(26/1) Serikat Pekerja Media dan Kreatif untuk Demokrasi (SINDIKASI) mengadakan diskusi terkait isu pemberlakuan barcode pada semua pers. Diskusi tersebut bertempat di LBHI (Lembaga Bantuan Hukum Indonesia). Barcode akan diberlakukan 9 Februari 2017. Nantinya barcode ini dapat dipindai melalui smarphone dan penggunanya sendiri dapat mengetahui informasi alamat redaksi dan penanggung jawab dari berita tersebut.
Ketua umum Aliansi Jurnalis Independen (AJI) Indonesia, Suwarjono, alasan Dewan Pers memberlakukan aturan tersebut karena maraknya berita hoax, banyak wartawan abal-abal (wartawan yang cuma cari uang), dan media yang belum terverifikasi. “Menurut Kominfo ada sekitar 44.000 media abal-abal di indonesia,” ujarnya.
Suwarjono menambahkan adanya perubahan perilaku pembaca yang tidak lagi membaca isi keseluruhan berita tetapi hanya dari judul berita dan siapa yang menyebarluaskan. “Generasi kita tidak lagi melihat dari kode etik yang digunakan tetapi melihat dari siapa yang menyebarluaskan,” tuturnya.
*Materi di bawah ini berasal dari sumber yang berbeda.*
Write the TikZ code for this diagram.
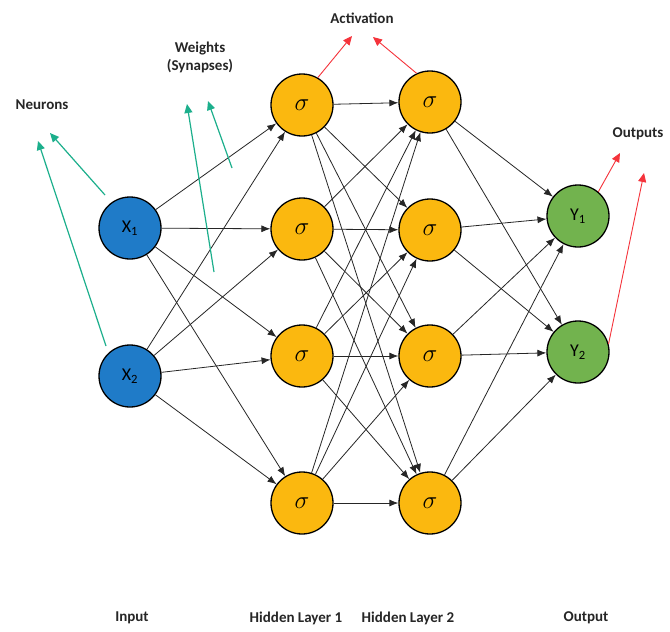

Sayangnya dalam diskusi ini pihak dari Dewan Pers tidak datang untuk mengkonfirmasi isu pemberlakuan barcode pada pers.
Ada tiga konsep berkembangnya berita hoax yaitu konsep kamar gema, efek plasebo, dan kredibilitas media. Pembaca berita hoax tidak lagi melihat kode etik jurnalistik atau prinsip jurnalistik. “Konsep alogaritma yang dibentuk oleh media sosial mengunci kita dalam realitas yang sama dan ini menyebabkan sugesti,” kata Muhamad Heychael selaku Direktur Remotivi.
Heychael mengatakan pembaca hoax itu tidak akan bisa dikasih tau secara rasionalis karena pembaca cenderung membaca berita yang dia anggap benar. “Pembaca berita hoax akan sulit dikasih tau karena sudah terbentuk di maindsetnya,” ujarnya.
Barcode ini bukan solusi dalam menyelesaikan masalah berita hoax justru menyebabkan masalah baru seperti pemblokiran, kebebasan berekspresi, berpikir secara birokratis, dan legalitas dari negara. Untuk memerangi berita hoax membutuhkan waktu yang cukup lama karena ini persoalan media literasi. “Masalah berita hoax bukan ada atau tidaknya pers memiliki barcode tetapi masalah critical of thinkingnya,” tandasnya.
Senada dengan Heychael, Kristian Ginting selaku perwakilan dari SINDIKASI, mengatakan tidak perlu adanya barcode karena dewan pers juga memiliki mekanisme untuk memverifikasi berita hoax. “Ketika dewan pers memberlakukan kebijakan barcode, ini menjadi ambiguitas karena persoalan barcode hanya persoalan secara administrasi seperti harus ada PT (Persero Terbatas), dilengkapi dengan susunan redaksi dan lain-lain,” ujarnya.